Vietnam expects to miss its apparel and textile export target in 2016

Vietnam expects to miss its apparel and textile export target in 2016

Vietnam's textile and apparel industry says it expects to miss its export target in 2016 due to slowing consumer demand and increased competition – and has proposed a freeze on wages to address the issues. 

For the first six months of the year, Vietnam's apparel and textile exports amounted to US$12.6bn, an increase of 5% over the same period of 2015, but accounting for only 41% of the total expected for the full year. 

The expectation for the full year had been $30bn, but Vu Duc Giang, chairman of the Vietnam Textile and Apparel Association (Vitas), told a recent press conference this is now likely to only reach $29bn. In 2015, exports were $27.5bn.

Among the challenges, Giang cited falling commodity prices, a slowdown in consumer demand in many global economies, and "fierce competition" on price, technology, labour productivity, and technical barriers. Additionally, he pointed to pressure on increasingly shorter delivery times and constantly rising labour costs. 

Emphasis was also placed on the industry's export value being largely driven by foreign direct investment (FDI) firms, creating difficulties for local firms in getting new export contracts, particularly for shirts, trousers and jackets. Giang warned that this situation could worsen, increasing the possibility many small and medium-sized firms could go out of business. 

In order to address the challenges, Vitas proposed the Government put a freeze on any minimum wage increase in 2017, only increasing it once every two or three years in order to create favourable conditions for competition.

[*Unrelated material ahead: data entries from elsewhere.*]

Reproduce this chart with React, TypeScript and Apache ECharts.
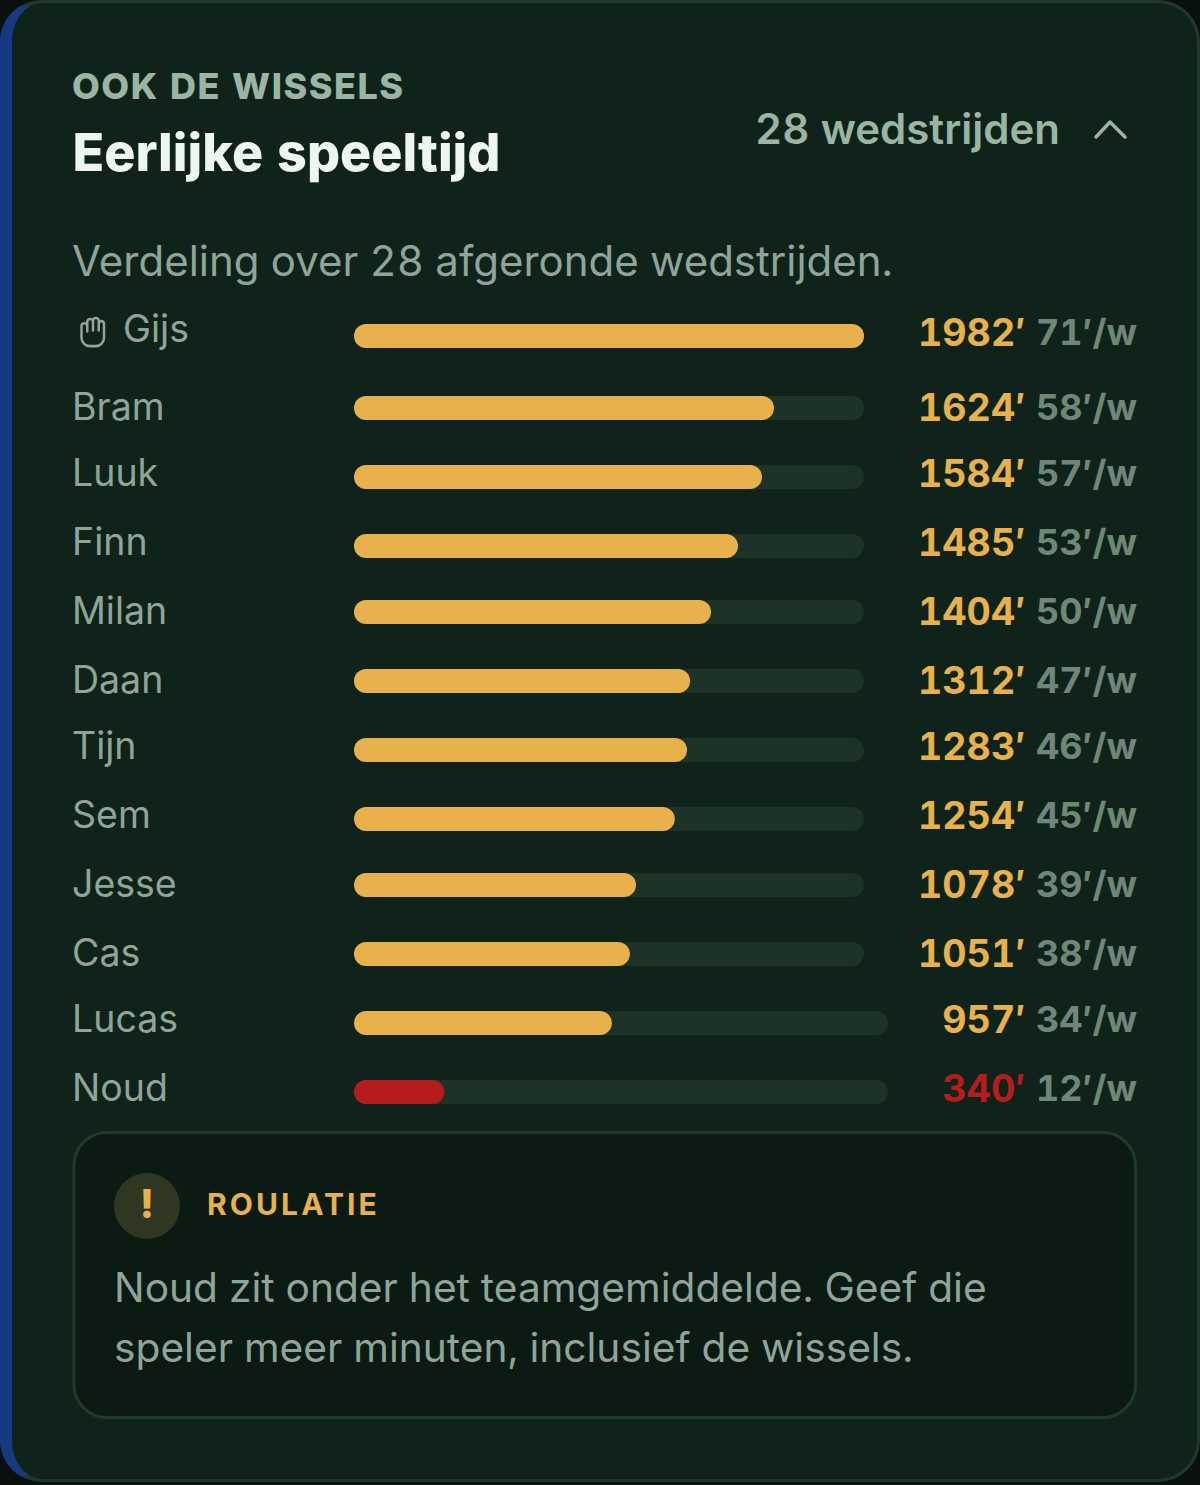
import React, { useEffect, useRef } from "react";
import * as echarts from "echarts";

const players = ["Gijs", "Bram", "Luuk", "Finn", "Milan", "Daan", "Tijn", "Sem", "Jesse", "Cas", "Lucas", "Noud"];
const minutes = [1982, 1624, 1584, 1485, 1404, 1312, 1283, 1254, 1078, 1051, 957, 340];
const perMatch = [71, 58, 57, 53, 50, 47, 46, 45, 39, 38, 34, 12];
// Bar fill as a share of its track, in percent.
const barShares = [100, 82.35, 80, 75.3, 70, 65.9, 65.3, 62.9, 55.3, 54.1, 48.3, 16.9];

const rowTops = [324, 396, 465, 534, 600, 669, 738, 807, 873, 942, 1011, 1080];
const trackWidths = [510, 510, 510, 510, 510, 510, 510, 510, 510, 510, 534, 534];
const nameLift = [7.5, 2, 5, 5, 2, 2, 5, 5, 2, 2, 5, 4.5];
const valueShift = [8, 11, 8, 8, 11, 11, 8, 8, 11, 11, 8, 8];

const GOLD = "#e8b14c";
const RED = "#b71c1c";
const TRACK = "#1e3328";
const CARD = "#10231a";
const BORDER = "#1f3a2c";
const MUTED = "#8fa59a";
const SAGE = "#9ab5a4";
const FONT = "Inter";

echarts.graphic.registerShape("cardInner", echarts.graphic.extendPath("M42 3H1158A39 39 0 0 1 1197 42V1440A39 39 0 0 1 1158 1479H42A30 39 0 0 1 12 1440V42A30 39 0 0 1 42 3Z", {}) as any);
echarts.graphic.registerShape("cardBlue", echarts.graphic.extendPath("M21.46 5.36A42 42 0 0 0 0 42V1440A42 42 0 0 0 21.46 1476.64L28.6 1474.85A30 39 0 0 1 12 1440V42A30 39 0 0 1 28.6 7.15Z", {}) as any);
echarts.graphic.registerShape("glove", echarts.graphic.extendPath("M1.5 19V8.5a2.9 2.9 0 0 1 5.75 0V14M7.25 13V4.5a2.9 2.9 0 0 1 5.75 0V13M13 13V3.5a2.9 2.9 0 0 1 5.75 0V13M18.75 13V6a2.7 2.7 0 0 1 5.25 0V20a8 8 0 0 1-8 8H9.5a8 8 0 0 1-8-8V19", {}) as any);

const buildOption = () => {
  const grids = players.map((_, i) => ({ left: 354, top: rowTops[i], width: trackWidths[i], height: 24, containLabel: false }));
  const xAxes = players.map((_, i) => ({ type: "value", gridIndex: i, min: 0, max: 100, show: false }));
  const yAxes = players.map((p, i) => ({
    type: "category",
    gridIndex: i,
    data: [p],
    axisLine: { show: false },
    axisTick: { show: false },
    axisLabel: {
      show: true,
      align: "left",
      verticalAlign: "bottom",
      lineHeight: nameLift[i] * 2,
      margin: i === 0 ? 231 : 282,
      color: MUTED,
      fontFamily: FONT,
      fontSize: 37.5,
    },
  }));
  const series = players.map((p, i) => ({
    type: "bar",
    name: p,
    xAxisIndex: i,
    yAxisIndex: i,
    data: [barShares[i]],
    barWidth: 24,
    showBackground: true,
    backgroundStyle: { color: TRACK, borderRadius: 12 },
    itemStyle: { color: minutes[i] < 500 ? RED : GOLD, borderRadius: 12 },
    silent: true,
  }));
  const T = (text: string, x: number, y: number, fontSize: number, fontWeight: any, fill: string, extra: any = {}) => ({
    type: "text",
    x,
    y,
    style: { text, fontFamily: FONT, fontSize, fontWeight, fill, textVerticalAlign: "middle", textAlign: "left", ...extra },
    z: 20,
  });
  const rowLabels: any[] = [];
  players.forEach((_, i) => {
    const y = rowTops[i] + valueShift[i];
    rowLabels.push(T(`${perMatch[i]}′/w`, 1137, y, 36, 700, "#6f8779", { textAlign: "right" }));
    rowLabels.push(T(`${minutes[i]}′`, 1025.5, y, 37.6, 700, minutes[i] < 500 ? RED : GOLD, { textAlign: "right" }));
  });
  return {
    animation: false,
    backgroundColor: "#0a100d",
    grid: grids,
    xAxis: xAxes,
    yAxis: yAxes,
    series,
    graphic: [
      { type: "rect", shape: { x: 0, y: 0, width: 1200, height: 1482, r: 42 }, style: { fill: BORDER }, z: -10, silent: true },
      { type: "cardBlue", style: { fill: "#163a82" }, z: -9, silent: true },
      { type: "cardInner", style: { fill: CARD }, z: -9, silent: true },
      T("OOK DE WISSELS", 72, 86, 36, 800, SAGE),
      T("Eerlijke speeltijd", 72.5, 152, 52, 800, "#edf6ef"),
      T("28 wedstrijden", 755, 128.5, 42, 600, SAGE),
      { type: "polyline", shape: { points: [[1096, 137], [1110, 122], [1125, 137]] }, style: { stroke: SAGE, lineWidth: 3.5, lineCap: "round", lineJoin: "round", fill: "none" }, z: 20 },
      T("Verdeling over 28 afgeronde wedstrijden.", 72, 260, 42, 400, MUTED),
      { type: "glove", x: 80, y: 317, scaleY: 1.04, style: { stroke: MUTED, lineWidth: 2.5, fill: "none", lineCap: "round", lineJoin: "round" }, z: 20 },
      ...rowLabels,
      { type: "rect", shape: { x: 74, y: 1132.5, width: 1061.5, height: 285, r: 33 }, style: { fill: "#0b1a13", stroke: BORDER, lineWidth: 3 }, z: 5 },
      { type: "circle", shape: { cx: 147, cy: 1206, r: 33 }, style: { fill: "#2f3622" }, z: 10 },
      T("!", 147, 1203, 40, 800, GOLD, { textAlign: "center" }),
      T("ROULATIE", 207, 1204, 30, 700, GOLD),
      T("Noud zit onder het teamgemiddelde. Geef die", 114, 1287, 40.7, 400, MUTED),
      T("speler meer minuten, inclusief de wissels.", 114, 1347, 40.7, 400, MUTED),
    ],
  };
};

const spacing: Record<string, string> = {
  "OOK DE WISSELS": "1.5px",
  "ROULATIE": "3.1px",
};

export default function App() {
  const ref = useRef<HTMLDivElement>(null);
  useEffect(() => {
    document.body.style.margin = "0";
    const chart = echarts.init(ref.current!, undefined, { renderer: "svg" });
    chart.setOption(buildOption() as any);
    ref.current!.querySelectorAll("text").forEach((t) => {
      const s = spacing[t.textContent || ""];
      if (s) (t as any).style.letterSpacing = s;
    });
    return () => chart.dispose();
  }, []);
  return <div ref={ref} style={{ width: 1200, height: 1485, fontFeatureSettings: '"tnum"' }} />;
}
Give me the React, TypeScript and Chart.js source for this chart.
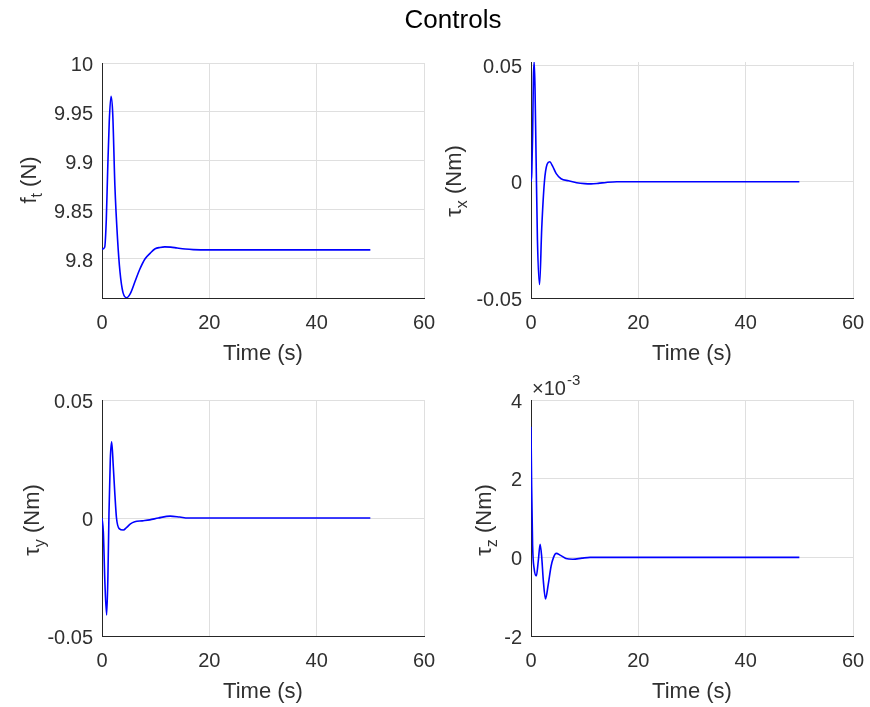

Vietnam's minimum wage has risen by an average of 26.4% per year for local enterprises and 18.1% each year for enterprises with foreign investment during the period 2008-2016. The rises also include increased payments of insurance and union dues, further burdening enterprises, Giang said.

Vietnam is widely regarded to be the largest potential beneficiary of the Trans-Pacific Partnership (TPP) trade deal in the textile and apparel sector. However, Giang says, in order to take advantage, the industry needs to address challenges such as its capacity for large orders, insufficient staff resources, and the proportion of businesses making less FOB. 

He adds: "TPP is not yet in force, yet some countries in the region such as Cambodia, Bangladesh and Myanmar are attracting orders. The reason is that these countries have low tax rates, low minimum wages, and government policies to create more favourable conditions. While many enterprises in Vietnam have no effective solutions to prepare for the TPP, many foreign enterprises have been implementing large-scale investment in Vietnam to take advantage of the rules of origin."

TPP tariff phase-out can steer Vietnam sourcing plans

Giang says businesses need a legal framework in place and a transparent business environment for the long term. With this in mind, Vitas has, in the last six months, petitioned the government and relevant ministries to amend regulations, decrees, circulars and some administrative procedures in order to offer some solutions for the development of the country's textile and apparel industry.